MTD ‘out of control’ say tax professionals

Making Tax Digital (MTD) is “out of control”, with HMRC vastly underestimating development and implementation costs and overestimating benefits to the exchequer of its flagship scheme, says the Chartered Institute of Taxation (CIOT) and the Association of Taxation Technicians (ATT) following a damning report by the National Audit Office (NAO).1
The two bodies contributed to the report and have repeated their calls to review the business case for MTD, after the report suggested the scheme is now expected to cost around five times its original 2016 budget and excluded upfront costs of £1.5 billion to VAT and Self-Assessment customers from its business cases.

 

Alison Kerrey, Chair of the joint CIOT and ATT Digitalisation and Agent Services Committee, said:

 

“HMRC and the government’s execution of this major change to the tax system feels like it is out of control, with spiralling costs, unrealistic timescales, and questionable benefits. While we support digitalisation, the report backs up our concerns that HMRC’s estimates have vastly underestimated costs to taxpayers and overestimated benefits to the exchequer – it is time to pause and take stock.

 

“To announce a project as substantial as MTD, with significant impacts for businesses, agents, software companies and HMRC themselves, without being able to point to a proper business case beforehand, simply beggars belief.

 

“And then, just three months ago, to omit such massive sums from the cost : benefit analysis, is equally remarkable.

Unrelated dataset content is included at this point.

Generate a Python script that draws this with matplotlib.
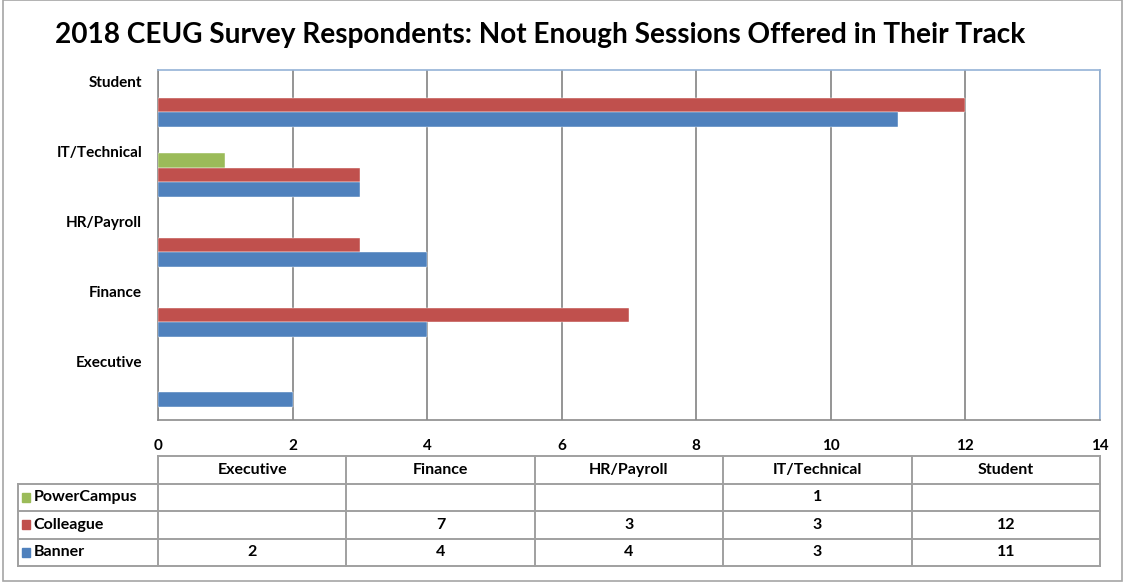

You wonder how HMRC would react, and the behaviour they would infer, if a taxpayer had made a similar omission from their returns.”

 

The report indicates that MTD was announced before any business case had been prepared for it, with later cases in May 2022 and March 2023 seeking additional funding omitting the significant up-front costs for taxpayers.

 

It also noted that, during 2022-23, moving VAT records onto its new system initially led to VAT liabilities being overstated by around £5 billion. HMRC will only move one year’s taxpayer data for Self-Assessment.

 

Alison Kerrey continued:

 

“We have repeatedly questioned whether the business case for MTD stacks up and fully agree with the NAO that a fresh, complete business case needs preparing. Even the latest estimate of a 2:1 return on investment still seems marginal, based on experiences to date with spiralling costs, speculative revenue benefits, and the need to operate two systems for the foreseeable future.

 

“The haste with which MTD is being pushed forward, without sufficient preparation or testing, and with questionable business justification, has itself caused errors totalling more than MTD is expected to generate by 2033-34. It has also led to significant practical concerns amongst practitioners, such as how multiple agents can operate within the system. As well as a cost:benefit analysis, a full review of the fundamental principles behind MTD, is now needed.

 

“Transferring VAT records onto HMRC’s new systems created, in one year, errors totalling more than MTD is expected to generate by 2033-34. Errors are precisely what MTD is seeking to minimise, not introduce, and this further underlines the need for thorough testing before any additional MTD requirements are introduced.”